Sales of new U.S. homes unexpectedly declined in June as job growth has slowed. Purchases dropped 1 percent to a 312,000 annual pace, a three-month low, according to Commerce Department statistics last month. The U.S. economy grew at a 1.3 percent pace in April-June following revised growth of 0.4 percent in the first three months of the year that was slower than previously estimated.

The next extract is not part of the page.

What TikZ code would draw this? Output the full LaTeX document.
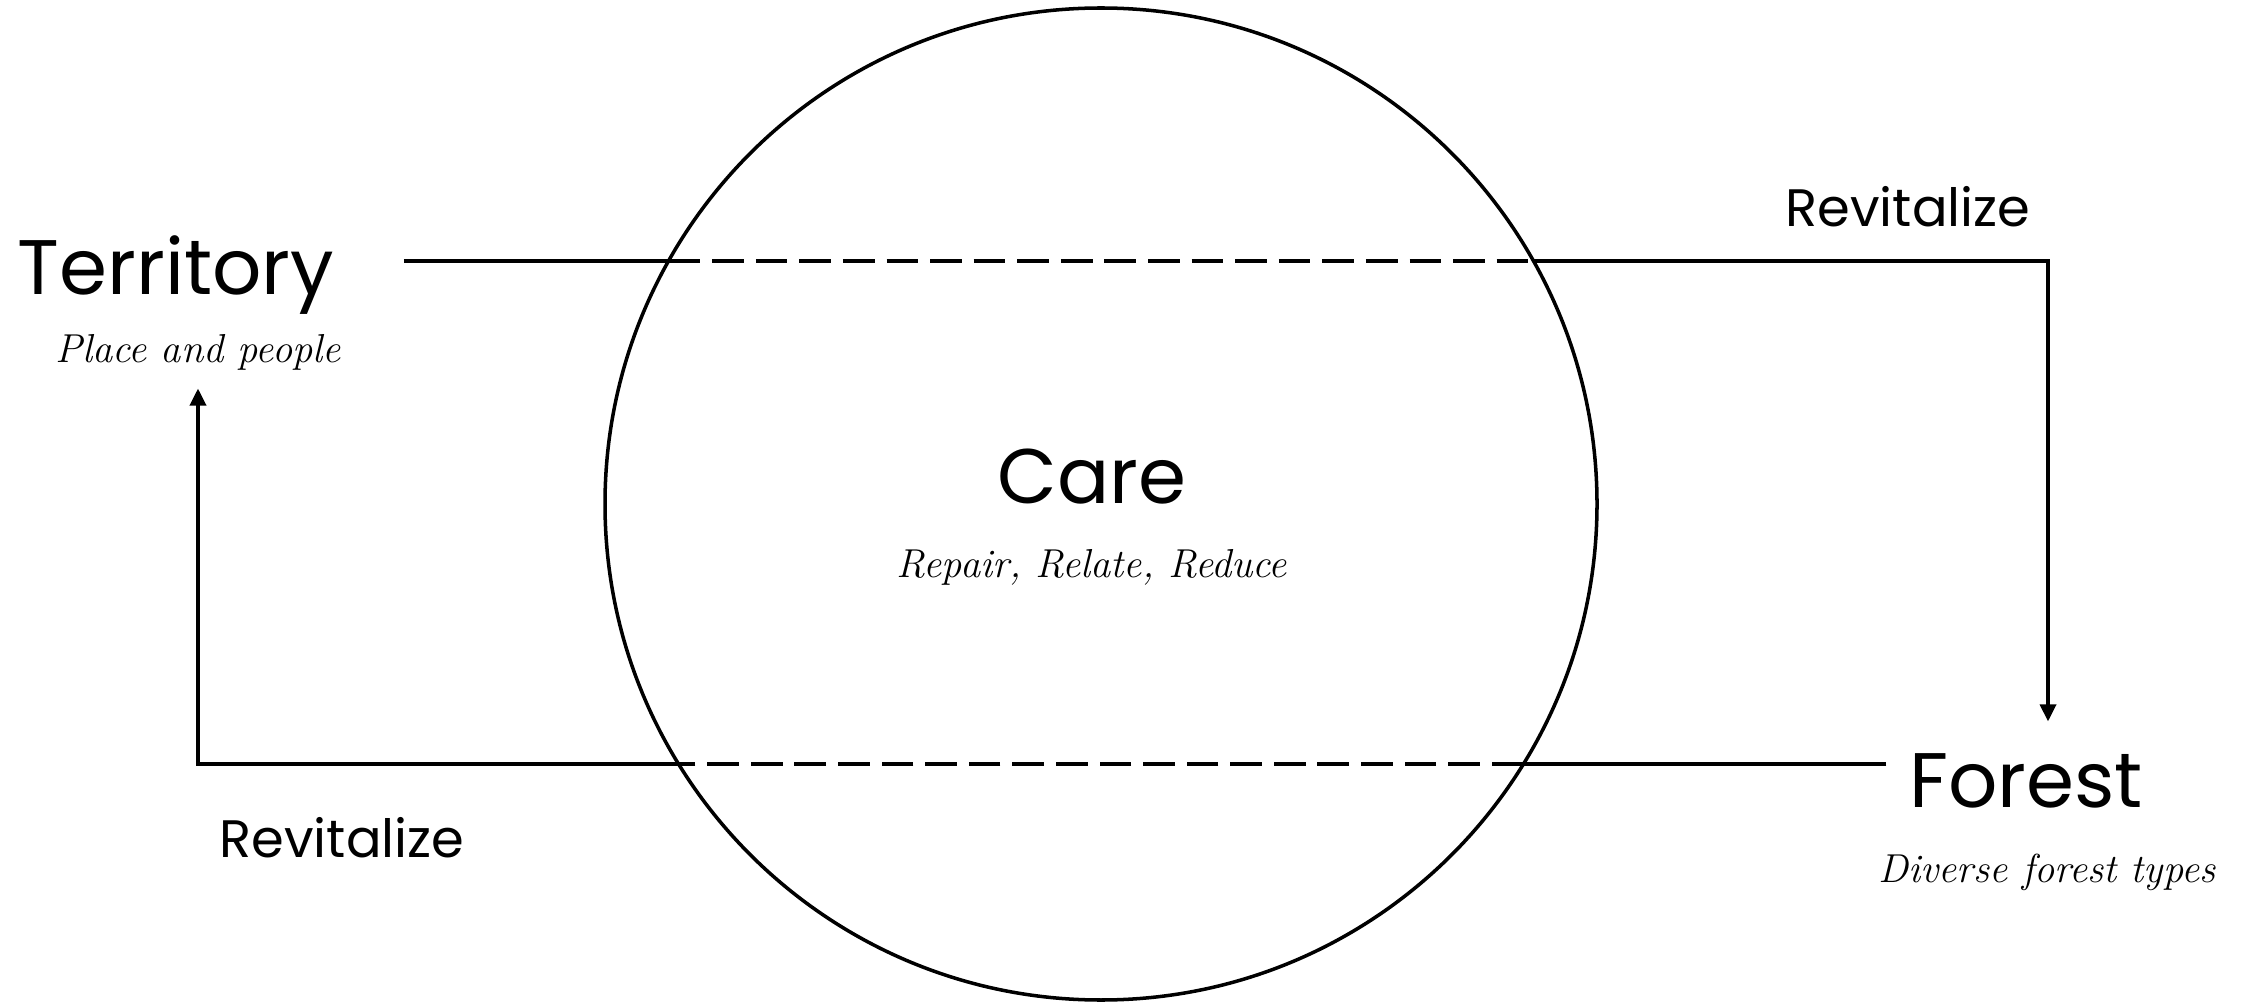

“We haven’t seen any uptick in economic activity in the housing market, which does impact our business,” Cablevision Chief Operating Officer Tom Rutledge said on a conference call.

‘Credit Concerns’

Sales at Cablevision rose 9.1 percent to $1.69 billion. The majority of Cablevision’s cable assets are located around New York, although the Bresnan acquisition added networks in Colorado, Montana, Wyoming and Utah. Net income a year earlier was $60.9 million, or 20 cents a share.

Excluding AMC Networks Inc., which Cablevision spun off June 30, profit from continuing operations was 24 cents, trailing the estimate of Richard Tullo, an analyst at Albert Fried & Co. in New York, by two cents.

“The cable companies aren’t aggressively going after clients because of credit concerns,” said Tullo, who has a “market perform” rating on the shares.

Cablevision repurchased 4.2 million Class A shares in the quarter for $143.9 million. The company won’t pursue any immediate acquisitions, Chief Financial Officer Gregg Seibert said, citing tight credit conditions. Cablevision said it has the capacity to do more share buybacks.

Streaming Rights

The company also said it’s in “active discussions” with programmers to give customers access to TV shows on mobile devices outside the home. Cablevision has acquired some of the rights and will make content available to customers “in the relatively near future,” Rutledge said.

Unlike many competitors, Cablevision doesn’t offer Time Warner Inc.’s HBO Go application, which allows HBO subscribers to watch programming outside the home. Keith Cocozza, a Time Warner spokesman, wasn’t available to comment.

Cablevision also said it has developed iPod Touch and iPhone applications that allow customers to watch live TV on those devices in the house. Cablevision introduced its iPad application in April.